# start of DATA SEGMENT

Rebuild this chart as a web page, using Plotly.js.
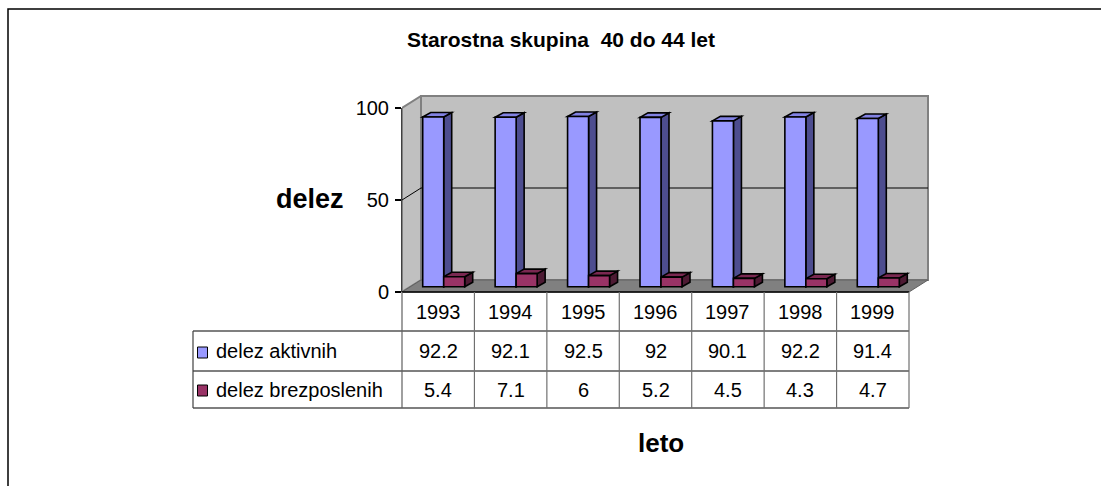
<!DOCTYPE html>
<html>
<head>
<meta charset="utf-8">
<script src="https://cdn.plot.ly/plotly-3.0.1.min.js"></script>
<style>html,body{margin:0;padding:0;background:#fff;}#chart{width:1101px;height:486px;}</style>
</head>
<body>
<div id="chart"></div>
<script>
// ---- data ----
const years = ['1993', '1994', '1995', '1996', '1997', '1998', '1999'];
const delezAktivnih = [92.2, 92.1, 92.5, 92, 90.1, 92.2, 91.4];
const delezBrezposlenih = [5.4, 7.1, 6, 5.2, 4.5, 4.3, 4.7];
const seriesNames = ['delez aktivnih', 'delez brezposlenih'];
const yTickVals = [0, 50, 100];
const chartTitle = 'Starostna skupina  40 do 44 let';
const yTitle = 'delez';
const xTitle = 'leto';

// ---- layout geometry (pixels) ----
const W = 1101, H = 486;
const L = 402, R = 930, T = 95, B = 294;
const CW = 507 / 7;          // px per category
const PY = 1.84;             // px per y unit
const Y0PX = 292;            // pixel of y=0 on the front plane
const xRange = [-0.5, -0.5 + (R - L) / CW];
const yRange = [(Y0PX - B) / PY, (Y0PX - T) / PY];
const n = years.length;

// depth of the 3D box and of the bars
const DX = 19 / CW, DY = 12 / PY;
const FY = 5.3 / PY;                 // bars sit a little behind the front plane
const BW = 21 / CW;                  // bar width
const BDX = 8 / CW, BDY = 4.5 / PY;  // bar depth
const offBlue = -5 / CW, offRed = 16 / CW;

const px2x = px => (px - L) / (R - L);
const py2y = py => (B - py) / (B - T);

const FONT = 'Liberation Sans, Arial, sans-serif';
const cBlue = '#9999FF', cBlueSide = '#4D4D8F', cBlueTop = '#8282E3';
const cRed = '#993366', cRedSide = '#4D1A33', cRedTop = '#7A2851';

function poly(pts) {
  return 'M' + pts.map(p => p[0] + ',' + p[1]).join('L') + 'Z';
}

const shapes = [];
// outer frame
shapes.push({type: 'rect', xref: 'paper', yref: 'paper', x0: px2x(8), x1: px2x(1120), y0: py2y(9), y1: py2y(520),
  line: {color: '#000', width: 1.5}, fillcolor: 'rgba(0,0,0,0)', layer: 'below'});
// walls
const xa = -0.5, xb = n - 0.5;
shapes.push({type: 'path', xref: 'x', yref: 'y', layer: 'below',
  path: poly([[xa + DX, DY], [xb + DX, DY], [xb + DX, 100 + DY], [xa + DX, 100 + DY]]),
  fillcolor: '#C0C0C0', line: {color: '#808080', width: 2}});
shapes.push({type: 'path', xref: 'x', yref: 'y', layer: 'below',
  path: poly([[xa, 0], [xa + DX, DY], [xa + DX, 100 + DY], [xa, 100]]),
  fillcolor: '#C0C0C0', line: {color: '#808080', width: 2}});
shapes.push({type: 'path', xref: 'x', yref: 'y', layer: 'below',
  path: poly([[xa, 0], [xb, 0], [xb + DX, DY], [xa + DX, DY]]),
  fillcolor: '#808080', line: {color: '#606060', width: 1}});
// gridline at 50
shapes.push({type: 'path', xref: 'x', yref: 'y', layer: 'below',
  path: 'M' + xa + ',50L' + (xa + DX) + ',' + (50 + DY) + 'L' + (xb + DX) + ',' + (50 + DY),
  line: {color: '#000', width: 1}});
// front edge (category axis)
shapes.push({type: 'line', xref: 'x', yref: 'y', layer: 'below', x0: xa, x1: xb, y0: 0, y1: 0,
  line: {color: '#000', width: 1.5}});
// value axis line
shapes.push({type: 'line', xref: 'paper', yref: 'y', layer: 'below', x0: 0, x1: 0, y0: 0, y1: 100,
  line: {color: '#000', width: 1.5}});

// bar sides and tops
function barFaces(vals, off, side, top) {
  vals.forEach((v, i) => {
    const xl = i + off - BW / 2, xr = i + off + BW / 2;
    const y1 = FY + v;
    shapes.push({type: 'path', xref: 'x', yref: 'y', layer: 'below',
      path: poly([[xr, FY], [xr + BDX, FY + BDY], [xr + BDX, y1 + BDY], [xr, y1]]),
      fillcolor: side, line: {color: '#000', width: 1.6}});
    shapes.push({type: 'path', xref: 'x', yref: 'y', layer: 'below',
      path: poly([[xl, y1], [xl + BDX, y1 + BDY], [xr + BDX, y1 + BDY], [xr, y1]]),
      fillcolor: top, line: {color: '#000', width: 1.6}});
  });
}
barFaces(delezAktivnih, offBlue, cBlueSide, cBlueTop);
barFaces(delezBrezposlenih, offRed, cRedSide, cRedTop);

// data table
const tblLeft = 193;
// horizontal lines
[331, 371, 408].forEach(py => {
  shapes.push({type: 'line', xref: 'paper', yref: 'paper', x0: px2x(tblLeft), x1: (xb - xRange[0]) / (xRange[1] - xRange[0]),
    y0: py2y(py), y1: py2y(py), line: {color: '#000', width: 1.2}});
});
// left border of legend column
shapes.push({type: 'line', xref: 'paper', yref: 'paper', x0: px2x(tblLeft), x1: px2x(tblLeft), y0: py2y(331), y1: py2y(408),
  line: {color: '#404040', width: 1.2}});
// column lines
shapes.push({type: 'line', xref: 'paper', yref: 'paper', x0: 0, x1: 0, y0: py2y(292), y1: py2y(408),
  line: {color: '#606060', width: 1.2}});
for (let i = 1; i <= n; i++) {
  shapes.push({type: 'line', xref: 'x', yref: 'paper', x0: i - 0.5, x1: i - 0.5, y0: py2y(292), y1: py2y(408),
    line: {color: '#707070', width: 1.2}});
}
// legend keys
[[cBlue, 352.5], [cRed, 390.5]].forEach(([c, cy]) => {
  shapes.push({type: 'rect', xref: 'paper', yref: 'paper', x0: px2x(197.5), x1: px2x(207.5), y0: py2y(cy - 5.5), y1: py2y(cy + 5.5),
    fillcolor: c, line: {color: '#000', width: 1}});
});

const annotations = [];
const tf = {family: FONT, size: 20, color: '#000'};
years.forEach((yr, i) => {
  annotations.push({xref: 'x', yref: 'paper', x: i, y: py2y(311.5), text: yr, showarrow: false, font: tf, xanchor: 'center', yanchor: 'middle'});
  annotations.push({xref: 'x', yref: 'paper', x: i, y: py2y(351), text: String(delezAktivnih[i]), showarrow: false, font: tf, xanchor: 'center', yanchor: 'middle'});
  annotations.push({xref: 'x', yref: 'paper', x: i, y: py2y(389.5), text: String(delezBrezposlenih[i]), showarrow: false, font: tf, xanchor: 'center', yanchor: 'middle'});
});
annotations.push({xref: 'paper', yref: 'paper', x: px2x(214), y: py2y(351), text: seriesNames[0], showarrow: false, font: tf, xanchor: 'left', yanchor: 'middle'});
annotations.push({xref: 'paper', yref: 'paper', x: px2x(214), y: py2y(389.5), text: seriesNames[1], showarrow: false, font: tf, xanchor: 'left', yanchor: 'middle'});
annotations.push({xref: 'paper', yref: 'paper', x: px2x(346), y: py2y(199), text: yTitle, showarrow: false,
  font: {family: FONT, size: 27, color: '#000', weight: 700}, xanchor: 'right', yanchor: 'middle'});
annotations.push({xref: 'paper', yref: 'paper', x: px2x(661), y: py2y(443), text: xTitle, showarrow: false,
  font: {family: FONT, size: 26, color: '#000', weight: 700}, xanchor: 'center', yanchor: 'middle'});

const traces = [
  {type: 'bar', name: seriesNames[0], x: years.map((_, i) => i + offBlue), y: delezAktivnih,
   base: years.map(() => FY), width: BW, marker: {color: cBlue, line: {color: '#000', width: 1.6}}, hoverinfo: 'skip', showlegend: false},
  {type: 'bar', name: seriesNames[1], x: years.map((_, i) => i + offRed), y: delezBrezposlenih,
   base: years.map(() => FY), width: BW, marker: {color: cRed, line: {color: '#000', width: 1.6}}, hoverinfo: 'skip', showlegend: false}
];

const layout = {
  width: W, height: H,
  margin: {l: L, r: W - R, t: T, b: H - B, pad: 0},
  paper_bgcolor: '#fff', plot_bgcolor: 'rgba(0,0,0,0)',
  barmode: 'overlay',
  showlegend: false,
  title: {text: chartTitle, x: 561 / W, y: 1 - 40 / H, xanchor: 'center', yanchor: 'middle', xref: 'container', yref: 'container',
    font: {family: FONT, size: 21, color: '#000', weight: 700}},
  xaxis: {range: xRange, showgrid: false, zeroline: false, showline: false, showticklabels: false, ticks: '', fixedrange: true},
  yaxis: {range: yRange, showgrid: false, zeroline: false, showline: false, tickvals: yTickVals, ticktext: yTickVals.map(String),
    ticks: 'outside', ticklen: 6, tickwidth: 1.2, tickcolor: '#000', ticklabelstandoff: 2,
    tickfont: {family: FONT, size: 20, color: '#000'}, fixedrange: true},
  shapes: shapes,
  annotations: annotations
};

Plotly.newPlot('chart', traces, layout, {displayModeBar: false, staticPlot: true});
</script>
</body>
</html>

# end of DATA SEGMENT

_STATED EXERCISE_
Repeat, word for word and with no pictures, only the lines running from the beginning of the data to the line that contains "const cRed = '#993366', cRedSide".

_PROBLEM SOLUTION_
Rebuild this chart as a web page, using Plotly.js.
<!DOCTYPE html>
<html>
<head>
<meta charset="utf-8">
<script src="https://cdn.plot.ly/plotly-3.0.1.min.js"></script>
<style>html,body{margin:0;padding:0;background:#fff;}#chart{width:1101px;height:486px;}</style>
</head>
<body>
<div id="chart"></div>
<script>
// ---- data ----
const years = ['1993', '1994', '1995', '1996', '1997', '1998', '1999'];
const delezAktivnih = [92.2, 92.1, 92.5, 92, 90.1, 92.2, 91.4];
const delezBrezposlenih = [5.4, 7.1, 6, 5.2, 4.5, 4.3, 4.7];
const seriesNames = ['delez aktivnih', 'delez brezposlenih'];
const yTickVals = [0, 50, 100];
const chartTitle = 'Starostna skupina  40 do 44 let';
const yTitle = 'delez';
const xTitle = 'leto';

// ---- layout geometry (pixels) ----
const W = 1101, H = 486;
const L = 402, R = 930, T = 95, B = 294;
const CW = 507 / 7;          // px per category
const PY = 1.84;             // px per y unit
const Y0PX = 292;            // pixel of y=0 on the front plane
const xRange = [-0.5, -0.5 + (R - L) / CW];
const yRange = [(Y0PX - B) / PY, (Y0PX - T) / PY];
const n = years.length;

// depth of the 3D box and of the bars
const DX = 19 / CW, DY = 12 / PY;
const FY = 5.3 / PY;                 // bars sit a little behind the front plane
const BW = 21 / CW;                  // bar width
const BDX = 8 / CW, BDY = 4.5 / PY;  // bar depth
const offBlue = -5 / CW, offRed = 16 / CW;

const px2x = px => (px - L) / (R - L);
const py2y = py => (B - py) / (B - T);

const FONT = 'Liberation Sans, Arial, sans-serif';
const cBlue = '#9999FF', cBlueSide = '#4D4D8F', cBlueTop = '#8282E3';
const cRed = '#993366', cRedSide = '#4D1A33', cRedTop = '#7A2851';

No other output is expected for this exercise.